Ugly I know, I'd be happy to hear about more elegant solutions.  For now I paired this with an action:

# cat /usr/local/opnsense/service/conf/actions.d/actions_testnet.conf
[check]
command:/root/testnet.sh
parameters:
type:script
message:testing network
description:network test


And have that running as a cronjob every 5 minutes.

Any of you ever think to yourselves I am going to write this simple shell script to do one task, and then bazorkin skynet evolves

https://github.com/joshuacox/testnet

you know, its just a ping why would that be complicated....

To complicate matters even more, for some odd reason I thought I might virtualize the OPNsense instance on the very hardware it was crashing on?!?  Why would I do this?  This does not sound like a good idea.....

Well for some reason this works great.

1. Install debian bookworm
2. bridge the network connections
3. install kvm etc, install OPNsense as a VM
4. give the OPNsense VM any bridge you want, ensuring debian has at least created the bridge.

I have even given such a VM access to my direct fiber connection, in this case you'll want to assign static IP addresses to all the debian interfaces. 

Strangely debian seems to handle the realtek interfaces better than OPNsense and I have not had any failures so far.

Realtek used to be terrible. They say it has gotten better. I'm not sure :D .

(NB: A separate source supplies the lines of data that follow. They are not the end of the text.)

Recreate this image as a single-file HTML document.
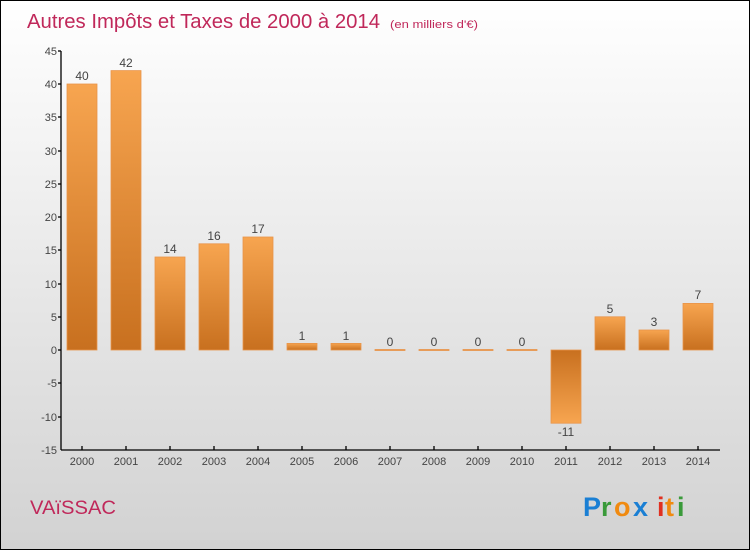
<!DOCTYPE html>
<html><head><meta charset="utf-8"><style>
html,body{margin:0;padding:0;}
body{width:750px;height:550px;overflow:hidden;font-family:"Liberation Sans",sans-serif;}
</style></head><body>
<svg width="750" height="550" xmlns="http://www.w3.org/2000/svg">
<defs>
<linearGradient id="bg" x1="0" y1="0" x2="0" y2="1"><stop offset="0" stop-color="#ffffff"/><stop offset="1" stop-color="#d2d2d2"/></linearGradient>
<linearGradient id="pos" x1="0" y1="0" x2="0" y2="1"><stop offset="0" stop-color="#f7a550"/><stop offset="1" stop-color="#c8701f"/></linearGradient>
<linearGradient id="neg" x1="0" y1="0" x2="0" y2="1"><stop offset="0" stop-color="#c8701f"/><stop offset="1" stop-color="#f7a550"/></linearGradient>
</defs>
<rect x="0.5" y="0.5" width="749" height="549" fill="url(#bg)" stroke="#000" stroke-width="1"/>
<text x="27" y="28" font-size="20" fill="#c0285a" textLength="353" lengthAdjust="spacingAndGlyphs">Autres Impôts et Taxes de 2000 à 2014</text>
<text x="390" y="28" font-size="11" fill="#c0285a" textLength="88" lengthAdjust="spacingAndGlyphs">(en milliers d'€)</text>
<g font-size="11" fill="#444" text-anchor="end">
<text x="57" y="55">45</text><text x="57" y="88">40</text><text x="57" y="121">35</text><text x="57" y="155">30</text><text x="57" y="188">25</text><text x="57" y="221">20</text><text x="57" y="254">15</text><text x="57" y="288">10</text><text x="57" y="321">5</text><text x="57" y="354">0</text><text x="57" y="387">-5</text><text x="57" y="421">-10</text><text x="57" y="454">-15</text>
</g>
<g stroke="#000" stroke-width="1.3">
<line x1="61" y1="51" x2="61" y2="450"/>
<line x1="61" y1="450" x2="720" y2="450"/>
<line x1="58" y1="51" x2="61" y2="51"/><line x1="58" y1="84" x2="61" y2="84"/><line x1="58" y1="117" x2="61" y2="117"/><line x1="58" y1="151" x2="61" y2="151"/><line x1="58" y1="184" x2="61" y2="184"/><line x1="58" y1="217" x2="61" y2="217"/><line x1="58" y1="250" x2="61" y2="250"/><line x1="58" y1="284" x2="61" y2="284"/><line x1="58" y1="317" x2="61" y2="317"/><line x1="58" y1="350" x2="61" y2="350"/><line x1="58" y1="383" x2="61" y2="383"/><line x1="58" y1="417" x2="61" y2="417"/>
</g>
<g stroke="#e8944a" stroke-width="0.8">
<rect x="67" y="84" width="30" height="266" fill="url(#pos)"/>
<rect x="111" y="70.6" width="30" height="279.4" fill="url(#pos)"/>
<rect x="155" y="257" width="30" height="93" fill="url(#pos)"/>
<rect x="199" y="243.8" width="30" height="106.2" fill="url(#pos)"/>
<rect x="243" y="237" width="30" height="113" fill="url(#pos)"/>
<rect x="287" y="343.4" width="30" height="6.6" fill="url(#pos)"/>
<rect x="331" y="343.4" width="30" height="6.6" fill="url(#pos)"/>
<rect x="375" y="349.5" width="30" height="1" fill="#e8944a"/>
<rect x="419" y="349.5" width="30" height="1" fill="#e8944a"/>
<rect x="463" y="349.5" width="30" height="1" fill="#e8944a"/>
<rect x="507" y="349.5" width="30" height="1" fill="#e8944a"/>
<rect x="551" y="350" width="30" height="73.2" fill="url(#neg)"/>
<rect x="595" y="316.8" width="30" height="33.2" fill="url(#pos)"/>
<rect x="639" y="330" width="30" height="20" fill="url(#pos)"/>
<rect x="683" y="303.4" width="30" height="46.6" fill="url(#pos)"/>
</g>
<g font-size="12" fill="#444" text-anchor="middle">
<text x="82" y="80">40</text><text x="126" y="67">42</text><text x="170" y="253">14</text><text x="214" y="240">16</text><text x="258" y="233">17</text><text x="302" y="340">1</text><text x="346" y="340">1</text><text x="390" y="346">0</text><text x="434" y="346">0</text><text x="478" y="346">0</text><text x="522" y="346">0</text><text x="566" y="436">-11</text><text x="610" y="313">5</text><text x="654" y="326">3</text><text x="698" y="299">7</text>
</g>
<g stroke="#000" stroke-width="1.3">
<line x1="82" y1="446" x2="82" y2="450"/><line x1="126" y1="446" x2="126" y2="450"/><line x1="170" y1="446" x2="170" y2="450"/><line x1="214" y1="446" x2="214" y2="450"/><line x1="258" y1="446" x2="258" y2="450"/><line x1="302" y1="446" x2="302" y2="450"/><line x1="346" y1="446" x2="346" y2="450"/><line x1="390" y1="446" x2="390" y2="450"/><line x1="434" y1="446" x2="434" y2="450"/><line x1="478" y1="446" x2="478" y2="450"/><line x1="522" y1="446" x2="522" y2="450"/><line x1="566" y1="446" x2="566" y2="450"/><line x1="610" y1="446" x2="610" y2="450"/><line x1="654" y1="446" x2="654" y2="450"/><line x1="698" y1="446" x2="698" y2="450"/>
</g>
<g font-size="11" fill="#444" text-anchor="middle">
<text x="82" y="465">2000</text><text x="126" y="465">2001</text><text x="170" y="465">2002</text><text x="214" y="465">2003</text><text x="258" y="465">2004</text><text x="302" y="465">2005</text><text x="346" y="465">2006</text><text x="390" y="465">2007</text><text x="434" y="465">2008</text><text x="478" y="465">2009</text><text x="522" y="465">2010</text><text x="566" y="465">2011</text><text x="610" y="465">2012</text><text x="654" y="465">2013</text><text x="698" y="465">2014</text>
</g>
<text x="30" y="514" font-size="19" fill="#c0285a" textLength="86" lengthAdjust="spacingAndGlyphs">VAïSSAC</text>
<g font-size="27" font-weight="bold">
<text x="583" y="516" fill="#1a7fd4">P</text><text x="601" y="516" fill="#3a9a3a">r</text><text x="614" y="516" fill="#f08a10">o</text><text x="633" y="516" fill="#1a7fd4">x</text><text x="657" y="516" fill="#e03020">i</text><text x="665" y="516" fill="#f08a10">t</text><text x="677" y="516" fill="#3a9a3a">i</text>
</g>
</svg>
</body></html>
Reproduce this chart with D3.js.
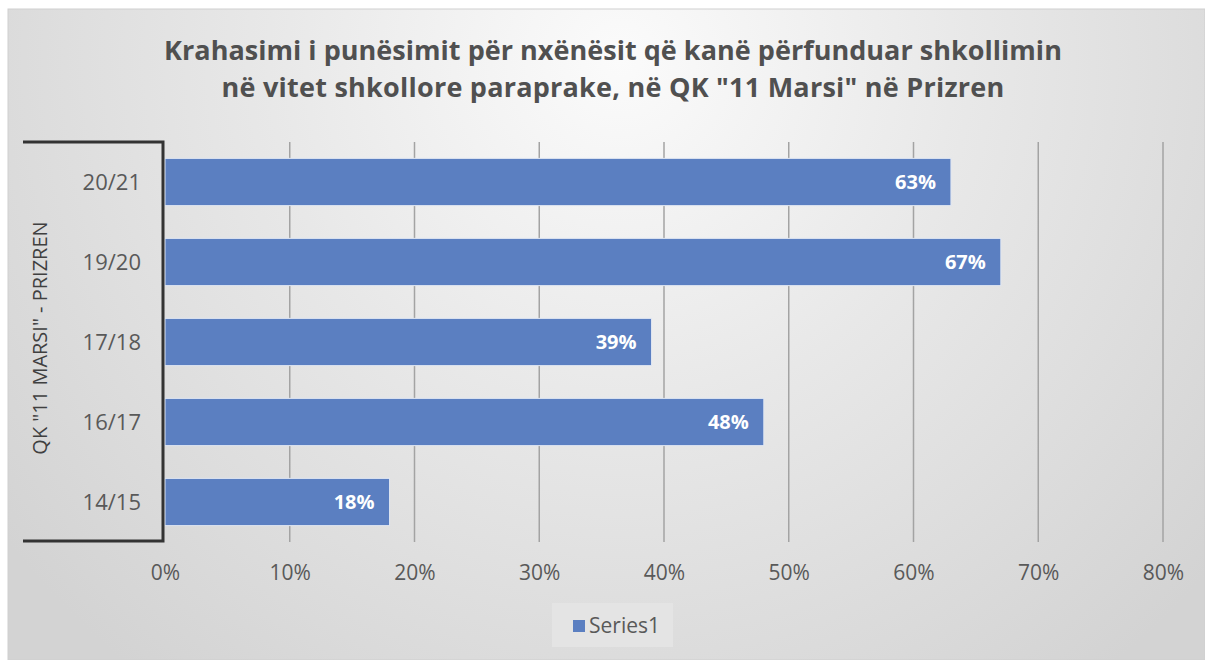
<!DOCTYPE html>
<html><head><meta charset="utf-8">
<script src="https://cdn.jsdelivr.net/npm/d3@7"></script>
<style>html,body{margin:0;padding:0;background:#fff;}svg{display:block;}</style>
</head><body>
<svg id="chart" width="1205" height="660"></svg>
<script>
const titleLines = ["Krahasimi i punësimit për nxënësit që kanë përfunduar shkollimin", "në vitet shkollore paraprake, në QK \"11 Marsi\" në Prizren"];
const categories = ["20/21", "19/20", "17/18", "16/17", "14/15"];
const values = [0.63, 0.67, 0.39, 0.48, 0.18];
const xTicks = [0, 0.1, 0.2, 0.3, 0.4, 0.5, 0.6, 0.7, 0.8];
const groupLabel = "QK \"11 MARSI\" - PRIZREN";
const seriesName = "Series1";

const FONT = "'Open Sans', Lato, sans-serif";
const svg = d3.select("#chart");
const defs = svg.append("defs");
const rg = defs.append("radialGradient").attr("id", "bg")
  .attr("gradientUnits", "userSpaceOnUse")
  .attr("cx", 620).attr("cy", 60).attr("r", 780);
rg.append("stop").attr("offset", "0").attr("stop-color", "#fbfbfb");
rg.append("stop").attr("offset", "0.45").attr("stop-color", "#e8e8e8");
rg.append("stop").attr("offset", "1").attr("stop-color", "#d3d3d3");

svg.append("rect").attr("x", 8).attr("y", 9).attr("width", 1197).attr("height", 651)
  .attr("fill", "url(#bg)").attr("stroke", "#cfcfcf").attr("stroke-width", 1);

const x = d3.scaleLinear().domain([0, 0.8]).range([165, 1163]);
const y = d3.scaleBand().domain(categories).range([142, 542]).paddingInner(0.41).paddingOuter(0.205);

// gridlines
svg.append("g").selectAll("line").data(xTicks.slice(1)).join("line")
  .attr("x1", d => x(d)).attr("x2", d => x(d))
  .attr("y1", 142).attr("y2", 542)
  .attr("stroke", "#a3a3a3").attr("stroke-width", 1.5);

// bars
svg.append("g").selectAll("rect").data(values).join("rect")
  .attr("x", x(0)).attr("y", (d, i) => y(categories[i]))
  .attr("width", d => x(d) - x(0)).attr("height", y.bandwidth())
  .attr("fill", "#5b7fc1").attr("stroke", "#dfe6f2").attr("stroke-width", 1);

// data labels
svg.append("g").selectAll("text").data(values).join("text")
  .attr("x", d => x(d) - 15).attr("y", (d, i) => y(categories[i]) + y.bandwidth() / 2)
  .attr("dy", "0.35em").attr("text-anchor", "end")
  .attr("font-family", FONT).attr("font-weight", "bold").attr("font-size", 20)
  .attr("fill", "#ffffff").text(d => d3.format(".0%")(d));

// bracket (category grouping)
const bx = x(0) - 2;
svg.append("path")
  .attr("d", `M23,142 H${bx} V541 H23`)
  .attr("fill", "none").attr("stroke", "#333").attr("stroke-width", 3);

// category labels
svg.append("g").selectAll("text").data(categories).join("text")
  .attr("x", 141).attr("y", d => y(d) + y.bandwidth() / 2).attr("dy", "0.35em")
  .attr("text-anchor", "end").attr("font-family", FONT).attr("font-size", 22)
  .attr("fill", "#595959").text(d => d);

// group label
svg.append("text").attr("transform", "translate(40,338) rotate(-90)")
  .attr("text-anchor", "middle").attr("dy", "0.35em")
  .attr("font-family", FONT).attr("font-size", 20).attr("fill", "#404040")
  .text(groupLabel);

// x axis
const xAxis = d3.axisBottom(x).tickValues(xTicks).tickFormat(d3.format(".0%")).tickSize(0).tickPadding(0);
const gx = svg.append("g").attr("transform", "translate(0,573)").call(xAxis);
gx.select(".domain").remove();
gx.selectAll("text").attr("dy", "0.35em").attr("font-family", FONT).attr("font-size", 21).attr("fill", "#595959");

// title
const titleWidths = [898, 783];
const tt = svg.append("g").selectAll("text").data(titleLines).join("text")
  .attr("x", 613).attr("y", (d, i) => 60 + i * 37)
  .attr("text-anchor", "middle").attr("font-family", FONT).attr("font-weight", "bold")
  .attr("font-size", 27).attr("fill", "#505050").text(d => d);
tt.each(function(d, i) {
  const w = this.getComputedTextLength();
  const ls = (titleWidths[i] - w) / d.length;
  d3.select(this).attr("letter-spacing", ls.toFixed(2));
});

// legend
const lg = svg.append("g");
lg.append("rect").attr("x", 552).attr("y", 603).attr("width", 121).attr("height", 44).attr("fill", "#e4e4e4");
lg.append("rect").attr("x", 573).attr("y", 620).attr("width", 12).attr("height", 12).attr("fill", "#5b7fc1");
lg.append("text").attr("x", 589).attr("y", 626).attr("dy", "0.35em")
  .attr("font-family", FONT).attr("font-size", 21).attr("fill", "#595959").text(seriesName);
</script>
</body></html>
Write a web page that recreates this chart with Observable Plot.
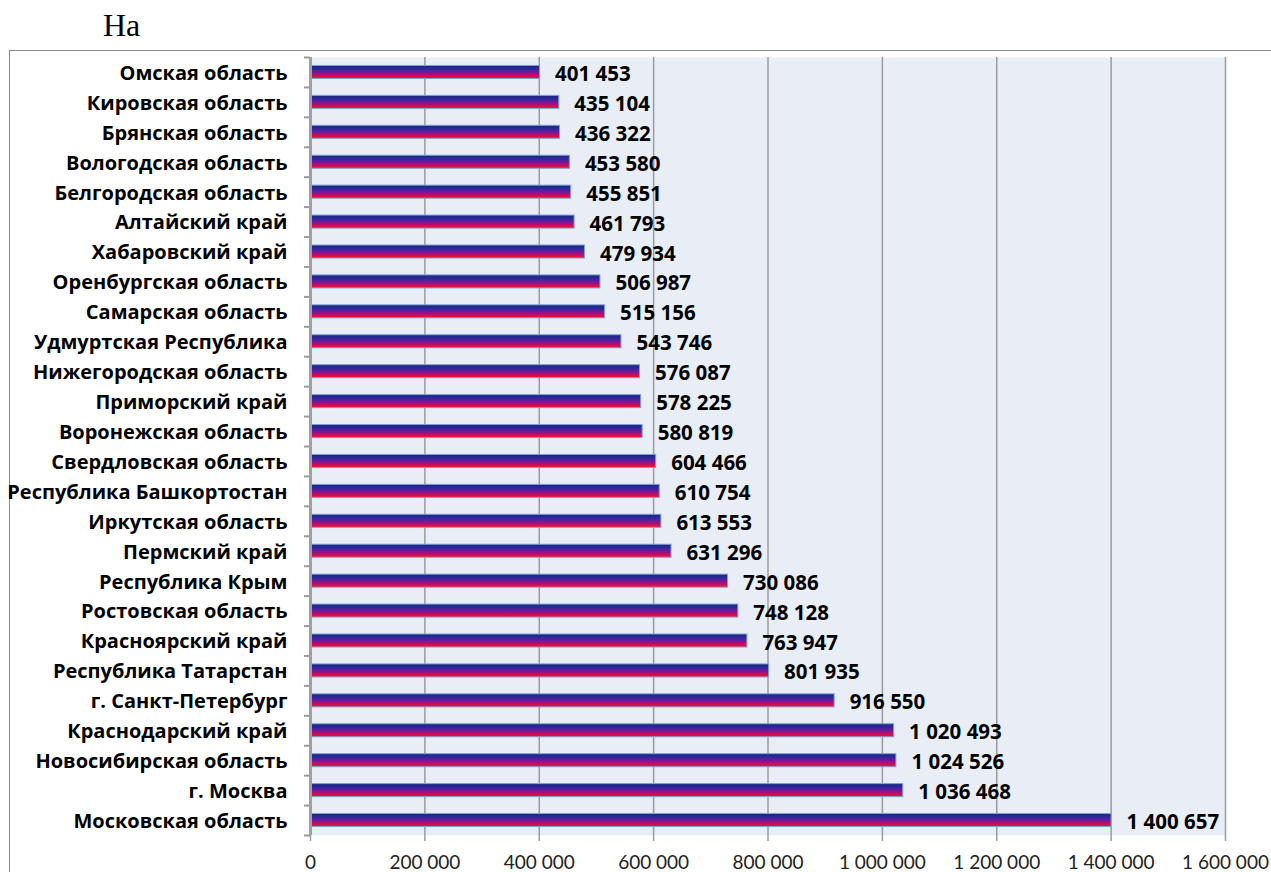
<!DOCTYPE html>
<html><head><meta charset="utf-8">
<script src="https://cdn.jsdelivr.net/npm/d3@7"></script>
<script src="https://cdn.jsdelivr.net/npm/@observablehq/plot@0.6"></script>
<style>
html,body{margin:0;padding:0;background:#fff;overflow:hidden;width:1271px;height:872px;}
#title{position:absolute;left:103px;top:9px;font:32px/32px "Liberation Serif","Times New Roman",serif;color:#000;}
#box{position:absolute;left:9px;top:50px;width:1400px;height:1000px;border:1px solid #8a8a8a;box-sizing:border-box;}
#chart{position:absolute;left:0;top:0;}
#chart g[aria-label="x-axis tick label"]{fill:#222;font-family:Lato,sans-serif;}
#chart g[aria-label="y-axis tick label"]{fill:#000;font-weight:bold;font-family:"Open Sans",sans-serif;}
</style></head><body>
<div id="title">На</div><div id="box"></div><div id="chart"></div>
<script>
const regions = ["Омская область","Кировская область","Брянская область","Вологодская область","Белгородская область","Алтайский край","Хабаровский край","Оренбургская область","Самарская область","Удмуртская Республика","Нижегородская область","Приморский край","Воронежская область","Свердловская область","Республика Башкортостан","Иркутская область","Пермский край","Республика Крым","Ростовская область","Красноярский край","Республика Татарстан","г. Санкт-Петербург","Краснодарский край","Новосибирская область","г. Москва","Московская область"];
const populations = [401453,435104,436322,453580,455851,461793,479934,506987,515156,543746,576087,578225,580819,604466,610754,613553,631296,730086,748128,763947,801935,916550,1020493,1024526,1036468,1400657];
const xTicks = [0,200000,400000,600000,800000,1000000,1200000,1400000,1600000];

const fmt = v => d3.format(",")(v).replace(/,/g, " ");
const data = regions.map((r, i) => ({region: r, value: populations[i]}));
const W = 1271, H = 872, mt = 57, mb = 37, ml = 310, mr = 46;
const step = (H - mt - mb) / regions.length;
const gray = "#9b9b9b";

const chart = Plot.plot({
  width: W, height: H, marginTop: mt, marginBottom: mb, marginLeft: ml, marginRight: mr,
  style: {fontFamily: "Lato, sans-serif", background: "transparent", overflow: "visible"},
  x: {domain: [0, 1600000]},
  y: {domain: regions, paddingInner: 0.565, paddingOuter: 0.2825, round: false},
  marks: [
    Plot.frame({fill: "#e9edf5", stroke: null}),
    Plot.gridX(xTicks.slice(1), {stroke: gray, strokeOpacity: 1, strokeWidth: 1.5}),
    Plot.axisX(xTicks, {tickSize: 6, tickPadding: 14, tickFormat: fmt, fontSize: 19, stroke: gray, strokeWidth: 1.5, label: null}),
    Plot.axisY({tickSize: 0, tickPadding: 23, fontSize: 20, dy: 1, label: null}),
    Plot.axisY(regions, {tickSize: 6, text: null, dy: step / 2, stroke: gray, strokeWidth: 2, label: null}),
    Plot.axisY([regions[0]], {tickSize: 6, text: null, dy: -step / 2, stroke: gray, strokeWidth: 2, label: null}),
    Plot.barX(data, {x: "value", y: "region", fill: "url(#barGrad)", stroke: "#7aa3d6", strokeWidth: 1}),
    Plot.ruleX([0], {stroke: "#a0a0a0", strokeWidth: 3}),
    Plot.text(data, {x: "value", y: "region", text: d => fmt(d.value), dx: 15, dy: 2, textAnchor: "start", fontFamily: "Open Sans, sans-serif", fontSize: 20.5, fontWeight: "bold", fill: "#000"})
  ]
});

const svg = d3.select(chart);
const grad = svg.insert("defs", ":first-child").append("linearGradient")
  .attr("id", "barGrad").attr("x1", 0).attr("y1", 0).attr("x2", 0).attr("y2", 1);
[[0, "#1a237e"], [0.25, "#2a2a98"], [0.5, "#6a1aa0"], [0.75, "#c00c64"], [1, "#ff1020"]].forEach(([o, c]) =>
  grad.append("stop").attr("offset", o).attr("stop-color", c));
document.getElementById("chart").appendChild(chart);
</script>
</body></html>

September 13, 2023, 12:09:58 PM #4 Last Edit: September 13, 2023, 05:23:51 PM by thoth
I think I can confirm that realtek is terrible at present under any BSD kernel.  Particularly from the beelink G35 series, as these do seem to be older hardware sold at discount prices (i.e. cheap).  But I have seen this behavior, under many different manufacturers many of the models are very new.   This also happens under PFsense (though I would never use their crap under production, I do test it), and generic FreeBSD.  However, when putting debian in charge of the hardware and then handing opnsense virtio networking everything seems to have stabilized.  I will note that it is best to make debian use static IP addresses.  If you want to avoid these complications overall I suggest finding hardware that does not have realtek networking hardware, intel hardware in particular seems to work better than anything else, I have heard from friends in the biz that they pay for all the patents of various things.  In particular, this is drastic amongst wifi hardware.  I have recently taken to replacing the wifi chips in any laptops that I can, and I have noticed dramatic improvements in not only general reception, but now I can connect in busy public wifi spots that I have never had decent reception before.  Here is an example of a modestly priced computer that runs OPNsense great and has intel hardware:   https://amzn.to/3PBh0wB

and here is an example of a replacement wifi chip for laptops:
https://amzn.to/44PPCze

TLDR realtek is terrible and should be avoided at all costs, otherwise put debian or some other linux on it and then give an opnsense VM kvm's virtio networking.